The path that led Brion to this region is as diverse as the families she now serves.

Ministry is not the first career choice for Brion, or even the second. She came to ministry after serving as a professional in both the fields of education and law. She earned her law and teaching degrees at Washington and Lee University School of Law and Longwood University, respectively.

Despite successful careers in both fields, Brion felt a pull toward ministry and, in 2006, she answered that call and enrolled in the Episcopal Divinity School in Massachusetts.

“It was something that just would not let go of me, the call kept tugging at me over the years. And after a while, you no longer can say ‘no’ or ‘later, God’ to God. You just know deep within you that that is who you are and, thus, that is what you need to do,” she said.

After completing her masters in divinity in 2009, Brion was assigned to serve as bishops’ deputy for Western Maryland. As a native of the Appalachian Mountains, Brion felt an immediate kinship with the people of the eight churches in Allegany and Garrett counties she was appointed to serve. Brion coordinates mutual ministry programs and provides pastoral care and oversight to mutual ministry teams.

She was ordained in October 2010 and was selected to serve as vicar of the two local churches in late 2011. Her tenure began in January.

Brion considers the dual role as a blessing, noting that she now has twice the number of people to bring joy into her life, both professionally and personally.

The schedule can often be daunting, meeting the needs and obligations of both congregations, but Brion said she has adapted quickly, thanks to the patience and cooperation of both congregations.

An optimist by nature, Brion does not consider the logistics of serving two congregation as a challenge, but rather an opportunity to work with two groups of people, helping them to meet their spiritual needs and desires.
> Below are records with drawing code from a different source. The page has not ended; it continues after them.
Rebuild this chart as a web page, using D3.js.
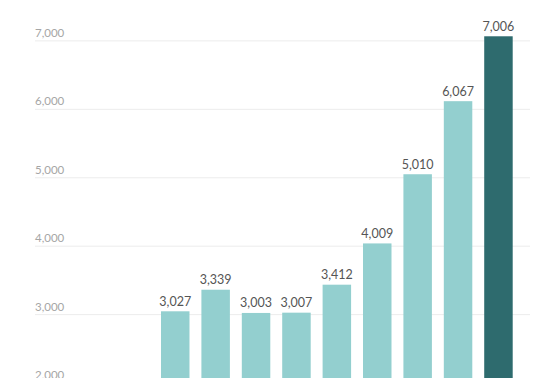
<!DOCTYPE html>
<html>
<head>
<meta charset="utf-8">
<script src="https://cdn.jsdelivr.net/npm/d3@7"></script>
<style>
  html, body { margin: 0; padding: 0; background: #fff; overflow: hidden; }
  svg { display: block; }
</style>
</head>
<body>
<svg id="chart" width="550" height="378"></svg>
<script>
const categories = ["1", "2", "3", "4", "5", "6", "7", "8", "9"];
const values = [3027, 3339, 3003, 3007, 3412, 4009, 5010, 6067, 7006];
const highlight = ["9"];
const tickValues = [2000, 3000, 4000, 5000, 6000, 7000];

const svg = d3.select("#chart");

// bar scale and grid scale (grid sits marginally lower in the reference)
const y = d3.scaleLinear().domain([0, 7000]).range([520.5, 36.7]);
const yGrid = d3.scaleLinear().domain([0, 7000]).range([519.4, 40.4]);
const x = d3.scaleBand().domain(categories).range([161, 512.7]).paddingInner(0.295).paddingOuter(0);

const fmt = d3.format(",");

const yAxis = d3.axisLeft(yGrid).tickValues(tickValues).tickSize(0).tickFormat(fmt);
const gAxis = svg.append("g").attr("class", "y-axis").call(yAxis);
gAxis.select(".domain").remove();
gAxis.selectAll(".tick line")
  .attr("x1", 35).attr("x2", 530)
  .attr("stroke", "#ececec").attr("stroke-width", 1);
gAxis.selectAll(".tick text")
  .attr("x", 35).attr("dy", -4)
  .attr("text-anchor", "start")
  .attr("font-family", "Lato, 'Open Sans', sans-serif")
  .attr("font-size", 11.5)
  .attr("fill", "#a6a6a6");

const data = categories.map((c, i) => ({ c, v: values[i] }));

svg.append("g").selectAll("rect").data(data).join("rect")
  .attr("x", d => x(d.c))
  .attr("width", x.bandwidth())
  .attr("y", d => y(d.v))
  .attr("height", d => y(0) - y(d.v))
  .attr("fill", d => highlight.includes(d.c) ? "#2e6b6e" : "#93cfcf");

svg.append("g").selectAll("text").data(data).join("text")
  .attr("x", d => x(d.c) + x.bandwidth() / 2)
  .attr("y", d => y(d.v) - 5.5)
  .attr("text-anchor", "middle")
  .attr("font-family", "Lato, 'Open Sans', sans-serif")
  .attr("font-size", 12.5)
  .attr("fill", "#555")
  .text(d => fmt(d.v));
</script>
</body>
</html>
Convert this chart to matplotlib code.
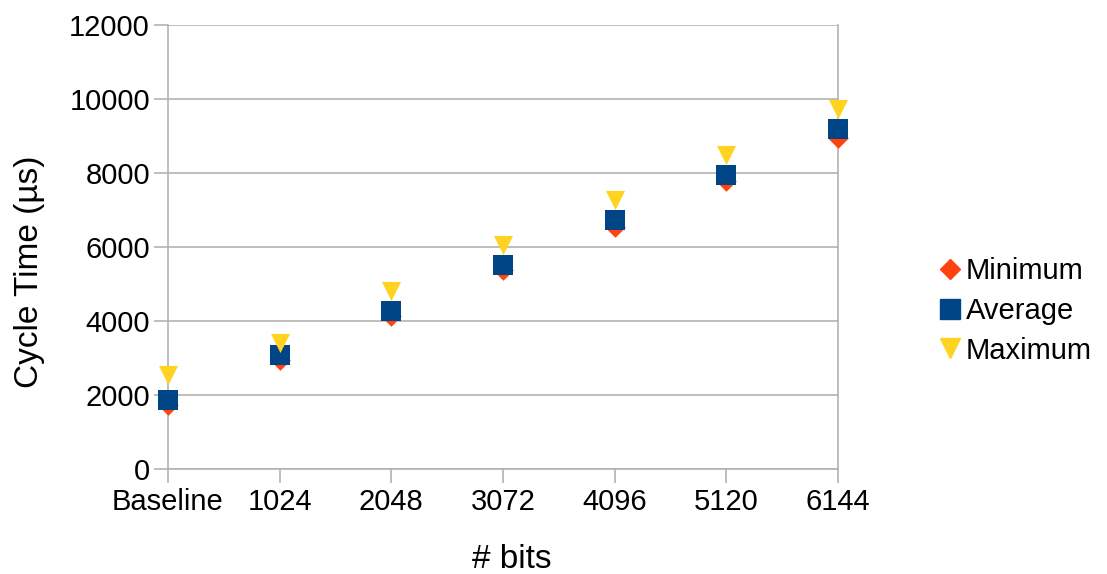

Brion said her time as bishops’ deputy served as a wonderful introduction to the congregations that she now serves.

Brion said her success would not be possible without the cooperation and support of her two deacons, the Rev. Lydia Martin, St. George’s; and the Rev. John C. Martin Jr., Holy Cross-St. Philip’s.

“These are the real leaders, they make it possible to work at both churches. They make sure everything is coordinated and organized,” Brion said.

Brion also credits the willingness of members of both congregations and is energized by the sense of vitality and growth she has witnessed at both locations.

“We are growing in numbers and energy at both churches,” Brion added. “It is a blessing to have the opportunity to work with so many people. I love them all.”

The Rev. Lydia Martin echoes that belief, but credits Brion for the change.

“The sparks fly in her ability to network to be able to connect people with people, organizations, employment opportunities and many other diverse needs people may have. She is the most unselfish, dedicated and hard-working person I know, always ready to serve her parishioners,” Martin said.

Martin said she is impressed with how dedicated Brion is to ministering to both congregations.

“She takes responsibility seriously, and goes about her many duties without complaining, yet always making time for helping others.”

Martin said Brion’s diverse educational and career backgrounds provide her unique insight when helping her parishioners face difficult or challenging times.

“With her background of having been a lawyer, she is also especially helpful and sensitive to persons having legal problems, supporting and serving them in her role as priest,” Martin added. “We at St. George’s are very happy to have Theresa as our vicar; we are thankful for her brilliant leadership abilities as well as her compassionate care.”

The Rev. L. Rowland Bonadie, priest-in-charge emeritus, Holy Cross-St. Philip’s Church, said he feels Brion’s leadership will prove beneficial to the members, adding that she brings a sense of discipline and desire for moving forward that he feels will result in growth for the church as a whole.

“Those are just some of the many gifts that she brings here,” he said.

As Brion settles in following the busy Easter season, she said the transition has been smooth and she is content with her new position and her new home in Western Maryland.

“It has been a natural fit. It feels more like a homecoming rather than settling in somewhere new,” she said.